Rob Gwynne, QPT’s founder and CEO, explained, “Power engineers are focused on being an expert in one field and have developed skills and design approaches that work at 10 to 100 Khz switching which is where Si and SiC transistors operate. I was able to look at the problem as an RF engineer and create a solution that enables the GaN transistors to be run at their full potential of up 20 MHz with nanosecond switching to deliver better operational precision without RF interference issues or overheating and thus, for the first time, deliver their promised efficiencies.”
In addition, QPT has developed its WisperGaN™ construction system that includes a reference design for how the modules and the ancillary electronics can be assembled together in a Faraday cage so that there are no heating or RF issues. The resulting solution unlocks the ability of GaN to now operate at ultrahigh frequencies and provides up 80% reduction in power usage compared to existing solutions that have to operate at much lower frequencies.

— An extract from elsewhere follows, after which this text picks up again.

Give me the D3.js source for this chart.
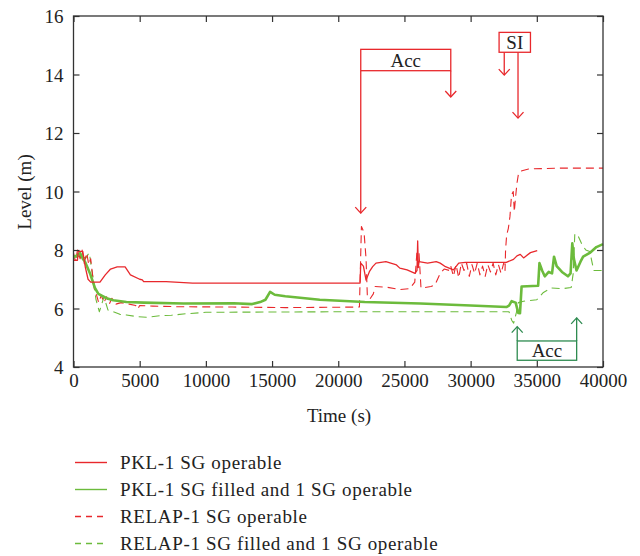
<!DOCTYPE html>
<html><head><meta charset="utf-8">
<script src="https://cdn.jsdelivr.net/npm/d3@7"></script>
<style>
body{margin:0;background:#fff;}
svg text{font-family:"Liberation Serif","Times New Roman",serif;fill:#222;}
</style></head>
<body><svg id="c" width="640" height="556"></svg>
<script>
// ---- data ----
const xTicks = [0,5000,10000,15000,20000,25000,30000,35000,40000];
const yTicks = [4,6,8,10,12,14,16];
const seriesNames = ["PKL-1 SG operable","PKL-1 SG filled and 1 SG operable","RELAP-1 SG operable","RELAP-1 SG filled and 1 SG operable"];

const pklOne = [[0,7.65],[300,7.65],[350,7.95],[700,7.95],[900,7.4],[1100,7.0],[1300,6.9],[2000,6.9],[2400,7.15],[2800,7.35],[3300,7.42],[3900,7.42],[4300,7.15],[5000,7.0],[5200,6.98],[5300,6.92],[7000,6.92],[9000,6.87],[21650,6.87],[21700,7.55],[21900,7.45],[22100,6.97],[22350,7.26],[22600,7.43],[22850,7.55],[23600,7.6],[24400,7.49],[24650,7.38],[25200,7.32],[25800,7.2],[25950,7.3],[26000,8.31],[26050,7.4],[26100,7.6],[26750,7.55],[27400,7.6],[27700,7.55],[28100,7.43],[28700,7.32],[29100,7.55],[29600,7.58],[32700,7.58],[33240,7.68],[33500,7.8],[33750,7.85],[34000,7.73],[34520,7.91],[35030,7.98]];

const pklFilled = [[0,7.75],[200,7.8],[500,7.9],[700,7.7],[870,7.6],[1250,7.2],[1620,6.7],[1880,6.5],[2500,6.35],[3000,6.28],[4000,6.22],[5300,6.2],[8300,6.17],[12100,6.18],[13500,6.15],[14100,6.22],[14500,6.3],[14850,6.57],[15200,6.47],[16000,6.42],[18600,6.3],[22000,6.22],[26200,6.17],[30000,6.1],[32700,6.05],[32900,6.1],[33100,6.25],[33400,6.2],[33600,5.85],[33730,5.84],[33850,6.75],[35100,6.78],[35200,7.55],[35400,7.3],[35600,7.1],[35900,7.25],[36150,7.2],[36300,7.77],[36500,7.45],[36900,7.25],[37350,7.1],[37550,7.2],[37680,8.23],[37800,7.7],[38000,7.3],[38300,7.6],[38500,7.77],[39000,7.9],[39500,8.1],[40000,8.2]];

const relapOne = [[0,7.9],[150,7.6],[300,8.0],[500,7.7],[650,8.0],[800,7.55],[1000,7.9],[1150,7.5],[1300,7.7],[1450,7.1],[1600,6.6],[1750,6.45],[1900,6.2],[2100,6.45],[2300,6.2],[2500,6.4],[2700,6.15],[2900,6.35],[3200,6.15],[3600,6.2],[4200,6.15],[4700,6.1],[4850,5.98],[5000,6.1],[6000,6.08],[8000,6.06],[12000,6.05],[16000,6.03],[21600,6.05],[21750,8.8],[21950,8.6],[22100,7.7],[22200,6.4],[22400,6.33],[22650,6.5],[22780,6.75],[23650,6.73],[24660,6.65],[25400,6.68],[25780,6.9],[25950,7.97],[26100,7.9],[26250,6.7],[27000,6.75],[27300,6.8],[27700,7.2],[28000,7.35],[28400,7.3],[28500,7.45],[28700,7.1],[28900,7.5],[29100,7.05],[29300,7.55],[29500,7.3],[29700,7.55],[29900,7.1],[30100,7.5],[30300,7.2],[30500,7.55],[30700,7.15],[30900,7.45],[31100,7.1],[31300,7.5],[31500,7.25],[31700,7.55],[31900,7.15],[32100,7.5],[32300,7.2],[32500,7.55],[32600,7.3],[32640,8.0],[32720,8.51],[32850,8.74],[32970,9.14],[33090,9.88],[33220,10.0],[33300,9.31],[33400,9.83],[33500,10.28],[33620,10.62],[33880,10.71],[34380,10.77],[36640,10.8],[40000,10.8]];

const relapFilled = [[0,7.8],[300,7.75],[600,7.85],[900,7.7],[1100,7.85],[1200,7.9],[1350,7.4],[1500,7.0],[1700,6.3],[1950,5.89],[2100,6.1],[2300,6.4],[2600,5.95],[3000,5.89],[3500,5.8],[4000,5.78],[4800,5.72],[5500,5.7],[6500,5.75],[7400,5.77],[8500,5.82],[10000,5.87],[15000,5.88],[21700,5.89],[32900,5.89],[33100,5.6],[33250,5.5],[33450,5.85],[33600,6.2],[34000,6.25],[35000,6.3],[35500,6.55],[36100,6.7],[37000,6.68],[37600,6.72],[37750,7.2],[37870,8.55],[38100,8.5],[38400,8.2],[38700,8.0],[39000,7.95],[39300,7.3],[40000,7.3]];

// annotation boxes: [label, tLeft, tRight, vTop, vBottom]
const accRed = ["Acc",21700,28500,14.86,14.13];
const siBox  = ["SI",32150,34520,15.44,14.76];
const accGreen = ["Acc",33520,38010,4.89,4.23];
// arrows: [t, vFrom, vTo]
const redArrows = [[21700,14.13,9.26],[28500,14.13,13.23],[32540,14.76,13.98],[33580,14.76,12.51]];
const greenArrows = [[33520,4.89,5.38],[38010,4.89,5.68]];

// ---- drawing ----
const RED="#e8282c", GREEN="#6cbb3c", DKGREEN="#2e8b50";
const svg=d3.select("#c");
const L=73.5,R=603,T=16,B=367;
const x=d3.scaleLinear().domain([0,40000]).range([L,R]);
const y=d3.scaleLinear().domain([4,16]).range([B,T]);
const line=d3.line().x(d=>x(d[0])).y(d=>y(d[1]));

const series=[
 {data:relapFilled,color:GREEN,dash:"8,5",w:1.1},
 {data:relapOne,color:RED,dash:"8,5",w:1.1},
 {data:pklFilled,color:GREEN,dash:null,w:2.6},
 {data:pklOne,color:RED,dash:null,w:1.3}
];
const g=svg.append("g");
series.forEach(s=>{
  g.append("path").attr("d",line(s.data)).attr("fill","none").attr("stroke",s.color)
   .attr("stroke-width",s.w).attr("stroke-dasharray",s.dash).attr("stroke-linejoin","round");
});

// axes (inward ticks, all sides)
const ax=(a)=>a.tickSizeInner(-6).tickSizeOuter(0).tickPadding(10);
const fs="19px";
const bx=svg.append("g").attr("transform",`translate(0,${B})`).call(ax(d3.axisBottom(x).tickValues(xTicks).tickFormat(d3.format("d"))));
const tx=svg.append("g").attr("transform",`translate(0,${T})`).call(ax(d3.axisTop(x).tickValues(xTicks)).tickFormat(""));
const ly=svg.append("g").attr("transform",`translate(${L},0)`).call(ax(d3.axisLeft(y).tickValues(yTicks)));
const ry=svg.append("g").attr("transform",`translate(${R},0)`).call(ax(d3.axisRight(y).tickValues(yTicks)).tickFormat(""));
[bx,tx,ly,ry].forEach(a=>{
  a.select(".domain").remove();
  a.selectAll("line").attr("stroke","#333").attr("stroke-width",1.2);
  a.selectAll("text").style("font-family",'"Liberation Serif",serif').style("font-size",fs).attr("fill","#222");
});
bx.selectAll("text").attr("dy","0.6em").attr("y",9);
ly.selectAll("text").attr("x",-10).attr("dy","0.35em");
svg.append("rect").attr("x",L).attr("y",T).attr("width",R-L).attr("height",B-T)
  .attr("fill","none").attr("stroke","#333").attr("stroke-width",1.3);

// axis titles
svg.append("text").attr("x",339).attr("y",422).attr("text-anchor","middle").style("font-size",fs).text("Time (s)");
svg.append("text").attr("transform","translate(31,192) rotate(-90)").attr("text-anchor","middle").style("font-size",fs).text("Level (m)");

// annotations
function box(b,color){
  const [lab,t0,t1,v0,v1]=b;
  svg.append("rect").attr("x",x(t0)).attr("y",y(v0)).attr("width",x(t1)-x(t0)).attr("height",y(v1)-y(v0))
    .attr("fill","#fff").attr("stroke",color).attr("stroke-width",1.3);
  svg.append("text").attr("x",(x(t0)+x(t1))/2).attr("y",(y(v0)+y(v1))/2).attr("dy","0.35em")
    .attr("text-anchor","middle").style("font-size","19px").text(lab);
}
function arrow(a,color){
  const [t,v0,v1]=a; const xx=x(t), y0=y(v0), y1=y(v1); const dir=y1>y0?1:-1;
  svg.append("line").attr("x1",xx).attr("x2",xx).attr("y1",y0).attr("y2",y1).attr("stroke",color).attr("stroke-width",1.3);
  svg.append("path").attr("d",`M${xx-5.5},${y1-dir*6}L${xx},${y1}L${xx+5.5},${y1-dir*6}`)
    .attr("fill","none").attr("stroke",color).attr("stroke-width",1.3);
}
redArrows.forEach(a=>arrow(a,RED));
greenArrows.forEach(a=>arrow(a,DKGREEN));
box(accRed,RED); box(siBox,RED); box(accGreen,DKGREEN);

// legend
const leg=[{c:RED,d:null},{c:GREEN,d:null},{c:RED,d:"6,5"},{c:GREEN,d:"6,5"}];
const ly0=[462.5,489.5,516.5,543.5];
leg.forEach((l,i)=>{
  svg.append("line").attr("x1",75).attr("x2",107).attr("y1",ly0[i]).attr("y2",ly0[i])
    .attr("stroke",l.c).attr("stroke-width",1.4).attr("stroke-dasharray",l.d);
  svg.append("text").attr("x",120).attr("y",ly0[i]).attr("dy","0.35em").style("font-size","19px")
    .style("letter-spacing","0.65px").text(seriesNames[i]);
});
</script></body></html>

The first qGaN module (Q650V15A-M01) will handle 15A RMS current driving 380 V three phase motors. The roadmap will have qGaN modules to handle various different power loads to suit different application area requirements. Together with the other QPT technology modules, turnkey solutions can be easily assembled according to the reference design. The reference design is drop-in replacement for the power stage of existing VFDs without the need for any specialist expertise in EMC or thermal cooling.
"The rest of the existing system such as the microprocessor and software stack stay the same,” explained Rob Gwynne. “This makes upgrading a genuine plug and play solution with the benefits of needing less power so it effectively pays for itself in weeks. In addition, there are further savings as the new BOM is less than existing solutions as it does not require external filters. Companies who want to upgrade from their current silicon solutions to be more power efficient can leapfrog over the hassle of developing a SiC solution in house and simply use our unleashed GaN solution. Combining the VFD power saving of around 80% with the motor usage gives around 10% reduction in overall power usage, which increases in applications where the motor is frequently at low speeds where the current solutions are inefficient.”
The company estimates that the high voltage, high power application markets where its new technology can provide significant power savings has a Total Addressable Market (TAM) of $365 billion. A key segment of that is HVAC and especially heat pumps that are being deployed exponentially around the world so the TAM will continue to increase. Rob Gwynne concluded, “Electric motors account for 45% of global electricity usage and our technology can make them more efficient and that means less carbon dioxide emissions which helps combat climate changes.”
Variable Frequency Drives (VFDs)
The key application area is in control electronics for motor drives where their high level of efficiency can play a key role in saving energy. Market researchers estimate that 11 billion electric motors are added annually, accounting for 45% of total electrical energy use, so more efficient motor controls could provide significant global energy savings and reductions in CO2 generation.
VFDs work by chopping the incoming power to create a frequency that can be changed to adjust the speed of the motor. Energy is lost every time chopping occurs and, currently, manufacturers believe this to be minimal hence their quoted 97% efficiency figure. However, this figure is at full speed but, in reality, the speed varies and the efficiency drops significantly as the speed drops, which is what happens in a real-world operational cycle and is quietly ignored by manufacturers. It is similar to car manufacturers only quoting fuel usage at the optimal speed and not mentioning the real-world figures of an urban cycle.
To reduce the energy wasted and therefore be more efficient, the chopping needs to be fast, transitioning from off to on or on to off, as quickly as possible. This is because, during the switching time when the transistor is neither on nor off, it is dissipating huge amounts of power, and this accounts for most of the energy losses.
GaN transistors with QPT technology are now capable of running at frequencies of up to 20 MHz to provide ultrafast switching in 1-2 ns, as opposed to 20-50ns for GaN when constrained to under 100 KHz to avoid heating and EMC issues. Thus, they are in this high energy loss region for almost no time at all and, consequently, they waste very little energy chopping the DC up into variable frequency AC to drive the motor across the complete range of different speeds.